Congestion pricing is meant to serve a bunch of benevolent purposes. One, of course, is to thin out traffic on Manhattan's most gridlocked streets. But it's also meant to reduce carbon pollution and contribute to the battle against climate change. And it will bring in funding that the city's beleaguered transit system badly needs — an estimated $500 million annually in the first three years. The version Gov. Hochul killed in June would have yielded almost twice that much, but transit planners will be glad to take what they can get. They will apparently be able to leverage the income from congestion pricing to issue $15 billion worth of transit-related bonds.
I have to confess I've always been a believer in congestion pricing. But will it do the things its supporters are hoping it will do? And is it an equitable public policy? Those remain fair questions.
The first question
The first question is just how much traffic congestion the program will relieve. Charles Komanoff, a longtime student of transportation and head of the Carbon Tax Center, estimates that in the short term driving speeds will improve by only 5.5 percent but that in the later years, with higher congestion fees and transit improvements paid for with the congestion revenues, that number could be as high as 16 percent. Komanoff says his figures account for "rebound driving" lured by the drop in congestion.
But how much difference would those relatively modest numbers make in the transportation culture of New York City? And if driving speeds do pick up substantially, might that create an induced demand, bringing in new drivers and sending the streets back into gridlock? Janette Sadik-Khan, the former New York City transportation commissioner, has warned of this. She thinks that a 20 percent reduction in traffic, if it isn't accompanied by the closure of a substantial number of driving lanes, would eventually return Manhattan to the situation it has worked so hard to eliminate.
Something like this happened in London, where the central city districts have been operating under congestion pricing for the past two decades. It currently costs 15 pounds (about 20 U.S. dollars) for most drivers to enter streets governed by the charge.
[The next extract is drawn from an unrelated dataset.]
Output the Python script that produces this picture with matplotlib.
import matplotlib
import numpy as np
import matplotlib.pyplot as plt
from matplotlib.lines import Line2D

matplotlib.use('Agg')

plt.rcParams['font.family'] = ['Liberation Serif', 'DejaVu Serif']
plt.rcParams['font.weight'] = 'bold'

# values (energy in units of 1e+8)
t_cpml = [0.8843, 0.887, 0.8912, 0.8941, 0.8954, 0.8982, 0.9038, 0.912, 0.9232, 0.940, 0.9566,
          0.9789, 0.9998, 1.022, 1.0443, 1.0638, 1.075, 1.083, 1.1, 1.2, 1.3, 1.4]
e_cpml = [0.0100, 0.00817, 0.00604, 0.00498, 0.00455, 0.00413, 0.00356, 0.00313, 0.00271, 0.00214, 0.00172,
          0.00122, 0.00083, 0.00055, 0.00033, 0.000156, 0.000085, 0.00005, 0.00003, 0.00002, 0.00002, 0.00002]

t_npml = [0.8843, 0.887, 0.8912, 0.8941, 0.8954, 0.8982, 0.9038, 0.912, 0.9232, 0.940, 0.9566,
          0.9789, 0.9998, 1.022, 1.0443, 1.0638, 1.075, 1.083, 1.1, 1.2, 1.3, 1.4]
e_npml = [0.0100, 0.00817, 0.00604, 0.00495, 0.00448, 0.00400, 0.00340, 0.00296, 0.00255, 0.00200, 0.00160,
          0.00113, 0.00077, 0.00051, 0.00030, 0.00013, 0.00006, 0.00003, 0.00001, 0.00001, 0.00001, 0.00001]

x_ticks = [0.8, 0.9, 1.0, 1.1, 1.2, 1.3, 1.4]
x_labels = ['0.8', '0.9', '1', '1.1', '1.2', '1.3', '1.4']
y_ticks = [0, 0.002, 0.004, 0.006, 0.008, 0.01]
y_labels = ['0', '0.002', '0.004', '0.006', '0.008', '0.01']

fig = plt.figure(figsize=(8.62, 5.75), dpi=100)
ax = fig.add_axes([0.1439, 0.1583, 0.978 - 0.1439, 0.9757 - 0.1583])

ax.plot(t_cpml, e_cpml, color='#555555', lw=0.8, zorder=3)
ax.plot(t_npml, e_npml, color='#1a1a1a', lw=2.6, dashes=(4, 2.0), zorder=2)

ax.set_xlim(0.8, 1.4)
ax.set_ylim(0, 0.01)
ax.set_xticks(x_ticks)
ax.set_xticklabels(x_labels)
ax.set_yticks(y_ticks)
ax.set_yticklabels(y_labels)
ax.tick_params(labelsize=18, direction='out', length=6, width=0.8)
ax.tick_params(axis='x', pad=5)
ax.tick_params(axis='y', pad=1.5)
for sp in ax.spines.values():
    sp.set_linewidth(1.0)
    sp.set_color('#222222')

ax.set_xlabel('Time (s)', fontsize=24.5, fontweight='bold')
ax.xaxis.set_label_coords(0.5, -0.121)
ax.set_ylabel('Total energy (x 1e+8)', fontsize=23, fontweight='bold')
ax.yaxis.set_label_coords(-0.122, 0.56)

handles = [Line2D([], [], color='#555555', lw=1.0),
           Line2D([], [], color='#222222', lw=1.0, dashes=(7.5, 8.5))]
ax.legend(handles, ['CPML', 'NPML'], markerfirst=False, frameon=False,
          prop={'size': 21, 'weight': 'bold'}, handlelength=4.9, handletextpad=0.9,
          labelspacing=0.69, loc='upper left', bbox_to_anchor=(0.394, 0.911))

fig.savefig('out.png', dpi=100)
Although the results vary from year to year, the consensus seems to be that congestion pricing typically reduces the volume of traffic about 10 percent. But it's also been reported that speeds have been gradually declining over the past few years.
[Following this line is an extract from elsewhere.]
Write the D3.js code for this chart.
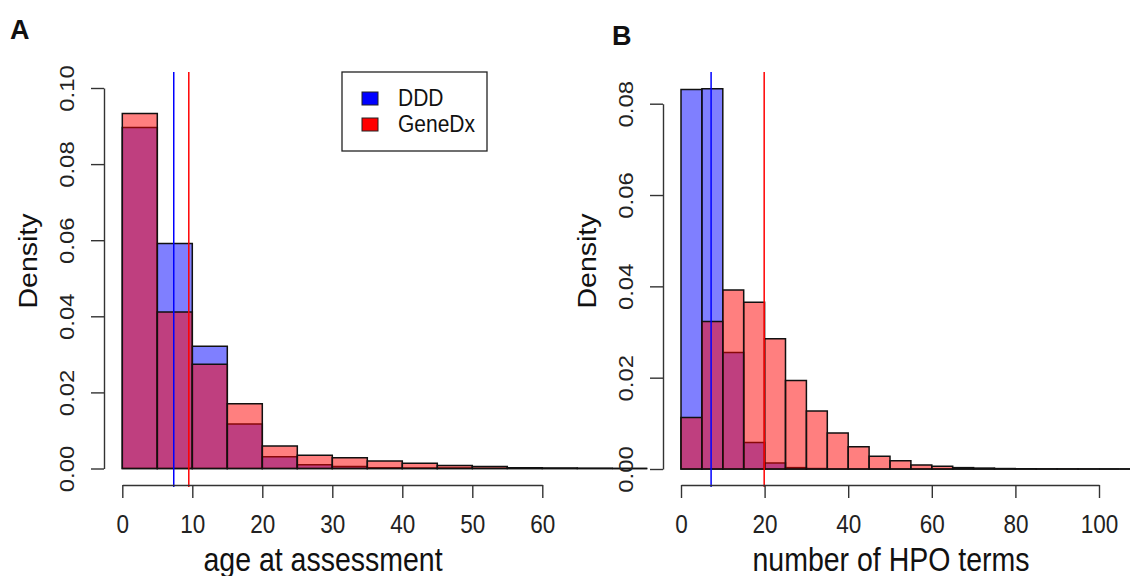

Other cities in the developed world have reported less ambiguous results. Stockholm, which instituted congestion pricing in 2007, reported a decline in traffic in the affected areas of about 20 percent in the first decade. But Stockholm coupled congestion charges with a massive expansion of its public transit system. It remains to be seen whether New York will have the money to attempt anything like that.
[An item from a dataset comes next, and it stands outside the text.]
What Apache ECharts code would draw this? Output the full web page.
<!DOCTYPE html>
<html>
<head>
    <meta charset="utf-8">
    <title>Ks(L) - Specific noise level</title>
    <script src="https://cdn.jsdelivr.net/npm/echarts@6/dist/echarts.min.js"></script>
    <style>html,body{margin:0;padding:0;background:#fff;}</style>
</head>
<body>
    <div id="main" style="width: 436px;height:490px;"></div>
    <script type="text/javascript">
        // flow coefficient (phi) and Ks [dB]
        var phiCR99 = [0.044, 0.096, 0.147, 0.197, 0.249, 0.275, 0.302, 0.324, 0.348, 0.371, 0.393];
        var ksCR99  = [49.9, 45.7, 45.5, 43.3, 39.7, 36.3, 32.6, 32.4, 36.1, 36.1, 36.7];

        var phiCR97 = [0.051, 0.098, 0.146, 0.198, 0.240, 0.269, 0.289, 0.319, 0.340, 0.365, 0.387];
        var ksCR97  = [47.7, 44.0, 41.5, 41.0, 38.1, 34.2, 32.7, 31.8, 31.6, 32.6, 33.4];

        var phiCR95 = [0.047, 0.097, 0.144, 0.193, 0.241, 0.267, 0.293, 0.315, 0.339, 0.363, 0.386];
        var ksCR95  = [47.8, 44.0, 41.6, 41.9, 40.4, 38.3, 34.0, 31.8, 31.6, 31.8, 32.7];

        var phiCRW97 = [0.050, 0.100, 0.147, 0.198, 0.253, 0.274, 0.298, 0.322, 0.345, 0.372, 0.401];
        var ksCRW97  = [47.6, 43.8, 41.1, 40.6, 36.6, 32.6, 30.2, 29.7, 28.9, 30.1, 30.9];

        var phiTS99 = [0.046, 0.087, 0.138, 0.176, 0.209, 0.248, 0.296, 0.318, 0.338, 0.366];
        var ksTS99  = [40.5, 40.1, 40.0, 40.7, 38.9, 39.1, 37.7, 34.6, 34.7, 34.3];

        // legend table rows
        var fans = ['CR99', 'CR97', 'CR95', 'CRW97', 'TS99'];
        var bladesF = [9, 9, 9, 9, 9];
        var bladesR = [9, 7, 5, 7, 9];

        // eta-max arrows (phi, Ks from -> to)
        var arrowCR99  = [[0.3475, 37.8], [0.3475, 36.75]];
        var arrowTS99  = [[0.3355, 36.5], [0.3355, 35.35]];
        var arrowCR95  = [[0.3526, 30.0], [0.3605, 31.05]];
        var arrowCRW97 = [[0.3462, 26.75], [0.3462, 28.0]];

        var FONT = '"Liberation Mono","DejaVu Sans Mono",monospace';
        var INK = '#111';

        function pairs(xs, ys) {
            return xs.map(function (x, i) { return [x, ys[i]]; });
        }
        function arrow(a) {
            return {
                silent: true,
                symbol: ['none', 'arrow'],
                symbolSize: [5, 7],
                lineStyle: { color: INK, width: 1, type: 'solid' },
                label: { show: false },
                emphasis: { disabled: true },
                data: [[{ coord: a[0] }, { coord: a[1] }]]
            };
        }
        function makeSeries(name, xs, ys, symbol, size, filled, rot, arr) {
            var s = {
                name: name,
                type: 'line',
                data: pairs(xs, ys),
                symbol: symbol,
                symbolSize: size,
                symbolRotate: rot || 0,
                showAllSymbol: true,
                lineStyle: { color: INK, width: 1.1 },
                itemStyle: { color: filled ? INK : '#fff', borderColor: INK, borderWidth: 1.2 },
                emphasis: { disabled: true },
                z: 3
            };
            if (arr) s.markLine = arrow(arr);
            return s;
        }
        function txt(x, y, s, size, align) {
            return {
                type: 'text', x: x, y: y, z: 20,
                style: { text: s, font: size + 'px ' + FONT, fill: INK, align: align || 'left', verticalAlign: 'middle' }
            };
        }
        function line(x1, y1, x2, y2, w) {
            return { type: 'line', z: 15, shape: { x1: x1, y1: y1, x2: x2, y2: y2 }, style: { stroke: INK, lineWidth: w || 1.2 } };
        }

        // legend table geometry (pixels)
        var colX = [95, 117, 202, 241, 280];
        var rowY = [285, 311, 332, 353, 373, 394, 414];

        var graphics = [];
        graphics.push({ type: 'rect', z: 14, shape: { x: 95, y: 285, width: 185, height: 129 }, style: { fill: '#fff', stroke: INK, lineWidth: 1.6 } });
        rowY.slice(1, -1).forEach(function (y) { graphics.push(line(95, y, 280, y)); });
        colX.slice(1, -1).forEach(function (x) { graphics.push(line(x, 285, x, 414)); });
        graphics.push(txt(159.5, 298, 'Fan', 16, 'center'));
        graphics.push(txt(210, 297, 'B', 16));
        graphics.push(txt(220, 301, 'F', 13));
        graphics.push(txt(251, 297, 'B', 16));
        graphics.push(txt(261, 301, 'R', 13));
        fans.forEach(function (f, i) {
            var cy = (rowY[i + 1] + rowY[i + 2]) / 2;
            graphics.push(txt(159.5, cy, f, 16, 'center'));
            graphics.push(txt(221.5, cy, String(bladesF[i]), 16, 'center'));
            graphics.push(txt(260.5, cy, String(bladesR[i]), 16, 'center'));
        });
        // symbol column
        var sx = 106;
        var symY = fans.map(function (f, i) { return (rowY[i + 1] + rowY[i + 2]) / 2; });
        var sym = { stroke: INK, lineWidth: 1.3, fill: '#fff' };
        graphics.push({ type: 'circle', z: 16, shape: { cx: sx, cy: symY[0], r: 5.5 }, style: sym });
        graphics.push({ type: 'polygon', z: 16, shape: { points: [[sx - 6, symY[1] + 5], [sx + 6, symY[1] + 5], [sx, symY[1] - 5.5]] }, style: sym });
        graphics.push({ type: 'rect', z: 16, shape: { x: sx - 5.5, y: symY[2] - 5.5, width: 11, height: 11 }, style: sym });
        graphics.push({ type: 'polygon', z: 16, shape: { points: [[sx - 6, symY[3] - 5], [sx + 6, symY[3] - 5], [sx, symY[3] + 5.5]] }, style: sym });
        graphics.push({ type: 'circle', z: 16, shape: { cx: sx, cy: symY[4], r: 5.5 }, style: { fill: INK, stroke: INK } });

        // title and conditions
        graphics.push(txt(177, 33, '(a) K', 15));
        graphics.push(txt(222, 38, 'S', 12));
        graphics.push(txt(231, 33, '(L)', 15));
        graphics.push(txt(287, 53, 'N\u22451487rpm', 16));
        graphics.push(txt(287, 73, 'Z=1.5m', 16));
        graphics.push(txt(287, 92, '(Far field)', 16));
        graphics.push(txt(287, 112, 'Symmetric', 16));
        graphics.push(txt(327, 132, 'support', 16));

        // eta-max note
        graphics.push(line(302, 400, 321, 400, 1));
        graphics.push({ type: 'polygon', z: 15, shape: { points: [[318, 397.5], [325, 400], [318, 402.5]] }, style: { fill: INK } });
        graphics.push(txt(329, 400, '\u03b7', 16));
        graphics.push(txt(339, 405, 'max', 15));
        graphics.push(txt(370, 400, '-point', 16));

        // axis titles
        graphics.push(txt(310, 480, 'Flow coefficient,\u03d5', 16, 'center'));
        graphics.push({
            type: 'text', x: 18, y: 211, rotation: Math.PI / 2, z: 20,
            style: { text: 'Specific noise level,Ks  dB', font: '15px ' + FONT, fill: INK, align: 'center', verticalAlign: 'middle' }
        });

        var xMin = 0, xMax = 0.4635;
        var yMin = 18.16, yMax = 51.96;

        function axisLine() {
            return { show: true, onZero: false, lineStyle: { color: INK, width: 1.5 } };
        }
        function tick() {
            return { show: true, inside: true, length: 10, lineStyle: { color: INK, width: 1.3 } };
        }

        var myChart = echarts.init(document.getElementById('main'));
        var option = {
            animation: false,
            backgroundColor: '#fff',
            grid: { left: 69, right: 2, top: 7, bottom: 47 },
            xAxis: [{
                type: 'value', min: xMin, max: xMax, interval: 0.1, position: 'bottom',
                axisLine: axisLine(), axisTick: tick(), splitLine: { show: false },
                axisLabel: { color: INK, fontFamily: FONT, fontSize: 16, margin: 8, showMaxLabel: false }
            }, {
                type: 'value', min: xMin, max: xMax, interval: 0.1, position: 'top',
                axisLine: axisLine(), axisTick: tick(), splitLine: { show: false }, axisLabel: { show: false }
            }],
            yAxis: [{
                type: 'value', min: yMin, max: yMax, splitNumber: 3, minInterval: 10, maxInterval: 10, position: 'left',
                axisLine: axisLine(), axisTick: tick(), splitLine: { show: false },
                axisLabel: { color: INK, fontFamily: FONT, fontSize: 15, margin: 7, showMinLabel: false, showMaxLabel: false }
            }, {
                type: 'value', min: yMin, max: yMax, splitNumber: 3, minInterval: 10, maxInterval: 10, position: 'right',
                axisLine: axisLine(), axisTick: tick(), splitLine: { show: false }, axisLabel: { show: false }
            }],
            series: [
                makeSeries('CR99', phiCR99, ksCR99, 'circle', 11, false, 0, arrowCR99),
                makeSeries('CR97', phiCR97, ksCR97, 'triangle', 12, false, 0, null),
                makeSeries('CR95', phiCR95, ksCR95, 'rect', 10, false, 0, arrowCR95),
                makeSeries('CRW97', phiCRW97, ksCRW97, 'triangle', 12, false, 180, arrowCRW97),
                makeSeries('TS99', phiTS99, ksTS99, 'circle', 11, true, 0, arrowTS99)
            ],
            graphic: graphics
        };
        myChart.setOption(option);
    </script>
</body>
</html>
Singapore, which has been experimenting with congestion pricing since the 1970s, moved after a couple of decades to an electronic pricing system in which the charges depend on a car's location, the time of day and the type of automobile, as well as its speed. This tamped down some of the early objections to the program and seems to have resulted in a greater long-term acceptance.
So, does congestion pricing work?
Well, sometimes, in some places. Is it fair? One of the strongest objections in New York has been that affluent commuters will shrug off a $9 charge while less-fortunate residents will have trouble paying it and may have problems getting around the city.
Is it acceptable to impose charges that some elements of local society will find onerous? Reasonable people may differ on this, but the fact is that something like congestion pricing already exists on a number of fronts. Utilities charge their customers more during periods of peak demand. So do some airlines. In northern Virginia, where I live, it costs substantially more to drive on Interstate 66 at rush hour than it does at less-busy times. I haven't found too many people who like this, but there haven't been militant protests, either.
Still, congestion pricing seems to fall into the category of regulation that lots of average citizens resent because it intrudes on their personal freedom. They objected in large numbers when Mayor Bloomberg moved to restrict the sale of "Big Gulp" soda drinks in New York restaurants and at soda fountains. That effort was fought in court largely by the soft-drink industry, but it was opposed by a large cohort of middle-class New Yorkers and was ultimately invalidated in court. The soda law was viewed as discrimination against ordinary people who appreciated their liberty to buy a 42-ounce Mountain Dew if they wanted one.
So congestion pricing, even if it sticks, is likely to irk lots of New Yorkers and suburbanites for years to come. Is it possible to accomplish the same goal in a different way? What about simply banning cars from the center of the city?
Across the ocean, a few places are trying this. There are car-free zones now in Brussels, Dublin and Madrid. But the most dramatic experiment is in Paris, where driving a car into four central arrondissements is now mostly against the law, subject to a penalty equal to about 150 U.S. dollars. The area covered has around 100,000 residents who are allowed to drive within the no-driving zone. Buses, taxis and citizens with disabilities are also exempt. The local government is predicting traffic reductions of up to 30 percent on some of the city's busiest streets, along with a major improvement in air quality.
What was revealing to me was the calmness with which many Parisians, normally a rather quarrelsome lot, seem to be accepting this rather dramatic venture into urbanist revision. Some have argued that the four covered neighborhoods will end up like gated private communities, but this doesn't appear to be majority opinion. That may be because large numbers of people who live within the neighborhoods do most of their local traveling on bicycles or on the Paris Metro and don't think they will be inconvenienced very much.
Eliminating most cars from the center of a city has one advantage: It feels, in an odd sort of way, more equitable than a congestion charge. Almost everyone has to abide by it, and there's no advantage given to those who can pay $9 or $15 to drive their way in.
Could something like that work in an American city? Not right now, not without making public transit into a more attractive option. We're a long way from that, even in New York. Maybe the best thing we can do is try the congestion experiment and see if we can gradually create a more robust transportation system to support it.